The delay in getting round to talking about the next couple of papers in Charles Parsons’s Philosophy of Mathematics in the Twentieth Century signals, I’m afraid, a certain waning enthusiasm. I’m still hopeful that the essays in Part II of the book, on his contemporaries, will prove more exciting, but I found the two pieces on Gödel that end Part I of the collection rather frustrating. Though perhaps the problem is more with Gödel as a philosopher rather than with Parsons. Gödel’s more general remarks — e.g. about platonism, or the role of intuition in mathematical knowledge — too often seem un-worked-out (to put it charitably), and Parsons is too careful a philosopher to leap to giving readings which attribute to Gödel a more developed (and hence more interesting) position than the texts really warrant. So we are left, after reading Parsons’s discussions, not much clearer about what Gödel’s position comes to than we were before.
We’ll look at Parsons’s familiar piece on Gödel’s Platonism in the next post. But first comes ‘Quine and Gödel on Analyticity’, written for a 1995 volume of essays on Quine, but in fact concentrating on Gödel.
The initial theme is that there are some similarities between what Quine and Gödel say about analyticity and mathematics that arise from their shared opposition to the views they attribute to Carnap. Both argue against the view that arithmetic, say, can be held to be empty of content (in Tractarian spirit) by noting that in developing that view, the contentual truth of arithmetic must be already be presupposed in arguing that arithmetic, as a syntactic system, has the properties required of it. (In his Postscript to the reprinted paper, Parsons revisits the question of the force of Gödel’s arguments against the real Carnap.)
But Gödel of course goes on to make a claim that Quine would strongly resist: namely that, while e.g. arithmetic is not analytic in the sense of vacuously-true-by-definition, it is analytic in the sense that (as Parsons puts it) “mathematical truths are true by virtue of the relations of the concepts denoted or expressed by their predicates”.

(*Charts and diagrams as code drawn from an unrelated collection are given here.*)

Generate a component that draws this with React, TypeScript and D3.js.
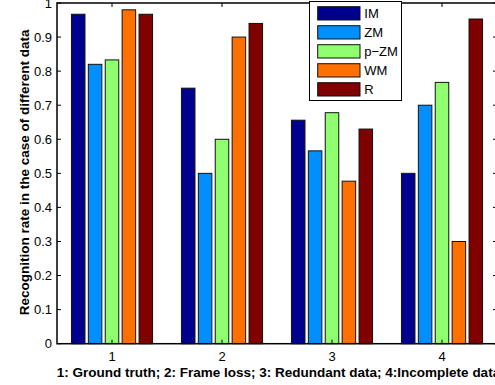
import React from "react";
import * as d3 from "d3";

const groups = ["1", "2", "3", "4"];
const series = ["IM", "ZM", "p\u2212ZM", "WM", "R"];
const colors = ["#00008F", "#008FFF", "#8FFF70", "#FF7000", "#800000"];
const values: number[][] = [
  [0.967, 0.75, 0.656, 0.5],   // IM
  [0.82, 0.5, 0.566, 0.7],     // ZM
  [0.833, 0.6, 0.678, 0.767],  // p-ZM
  [0.98, 0.9, 0.477, 0.3],     // WM
  [0.967, 0.94, 0.63, 0.953],  // R
];
const yTicks = [0, 0.1, 0.2, 0.3, 0.4, 0.5, 0.6, 0.7, 0.8, 0.9, 1];
const xLabel = "1: Ground truth; 2: Frame loss; 3: Redundant data; 4:Incomplete data";
const yLabel = "Recognition rate in the case of different data";

const W = 495, H = 385;
const L = 57, R = 497, T = 3, B = 343.7;
const font = "'Liberation Sans', Arial, Helvetica, sans-serif";

export default function App() {
  const x = d3.scaleLinear().domain([0.5, 4.5]).range([L, R]);
  const y = d3.scaleLinear().domain([0, 1]).range([B, T]);
  const tickLen = 4;
  return (
    <svg width={W} height={H} style={{ position: "absolute", left: 0, top: 0, background: "#fff" }}
      fontFamily={font}>
      <rect x={0} y={0} width={W} height={H} fill="#fff" />
      {groups.map((g, gi) => {
        const c = gi + 1;
        const inner = d3.scaleBand<string>().domain(series)
          .range([x(c - 0.384), x(c + 0.384)]).paddingInner(0.2).paddingOuter(0.1);
        return (
          <g key={g}>
            {series.map((s, si) => (
              <rect key={s} x={inner(s)} y={y(values[si][gi])} width={inner.bandwidth()}
                height={y(0) - y(values[si][gi])} fill={colors[si]} stroke="#111" strokeWidth={1} />
            ))}
          </g>
        );
      })}
      {/* axes box */}
      <rect x={L} y={T} width={R - L} height={B - T} fill="none" stroke="#000" strokeWidth={1.5} />
      {yTicks.map((t) => (
        <g key={t}>
          <line x1={L} x2={L + tickLen} y1={y(t)} y2={y(t)} stroke="#000" />
          <line x1={R} x2={R - tickLen} y1={y(t)} y2={y(t)} stroke="#000" />
          <text x={L - 5} y={y(t)} dy="0.35em" textAnchor="end" fontSize={13}>{t}</text>
        </g>
      ))}
      {groups.map((g, gi) => (
        <g key={g}>
          <line x1={x(gi + 1)} x2={x(gi + 1)} y1={T} y2={T + tickLen} stroke="#000" />
          <line x1={x(gi + 1)} x2={x(gi + 1)} y1={B} y2={B - tickLen} stroke="#000" />
          <text x={x(gi + 1)} y={B + 12.5} dy="0.35em" textAnchor="middle" fontSize={13}>{g}</text>
        </g>
      ))}
      <text x={(L + R) / 2 + 1.5} y={B + 29} dy="0.35em" textAnchor="middle" fontSize={13.5} fontWeight="bold">{xLabel}</text>
      <text transform={`translate(24.5,${(T + B) / 2 - 1}) rotate(-90)`} textAnchor="middle" dy="0.35em"
        fontSize={13.5} fontWeight="bold">{yLabel}</text>
      {/* legend */}
      <g>
        <rect x={309.5} y={1.5} width={92} height={99} fill="#fff" stroke="#000" strokeWidth={1} />
        {series.map((s, si) => (
          <g key={s}>
            <rect x={317.7} y={6.7 + si * 19} width={42.3} height={13.3} fill={colors[si]} stroke="#111" strokeWidth={1} />
            <text x={364.3} y={6.7 + si * 19 + 6.65} dy="0.35em" fontSize={13}>{s}</text>
          </g>
        ))}
      </g>
    </svg>
  );
}
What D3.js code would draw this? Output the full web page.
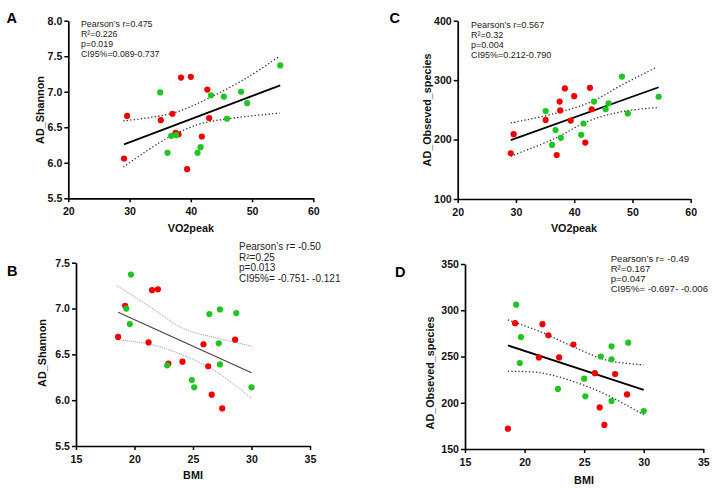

The trouble is that on the face of it Gödel doesn’t have anything much by way of a theory of concepts, or any very helpful way of explicating his talk of “perceiving” a relationship between concepts except from some opaque remarks about intuition. Or so it will seem to the inexpert reader of the relevant passages in Gödel. And Parsons, as our expert reader, doesn’t seem to find much to help us out here, but rather confirms first impressions that Gödel lacks a serious theory. Which isn’t to say that Gödel must be barking up the wrong tree. Indeed, in the Postscript, Parsons goes as far as to say that “a view something like Gödel’s on this point [that mathematics is in a sense analytic] has always seemed to be the default position”, being something that developed out of his experience as a mathematician, and — which Parsons implies — should chime with the experience of other mathematicians. And I’m tempted to agree with Parsons here. But he too doesn’t do much to hint at how we might develop that view. Which leaves the reader — or at least, leaves this reader — not much further forward.
One way to develop this “default position”, without appealing to Gödel’s realism about concepts, would be to cling on the remarks on pp. 141-2, in which Gödel appeals to considerations intrinsic to mathematics in order to justify a given axiom (e.g. the axiom’s fruitfulness). Indeed, I found a bit surprising here that Parson’s didn’t mention Penelope Maddy’s work in this connection (even if in the postcript), though perhaps this is understandable given the aim of the essay.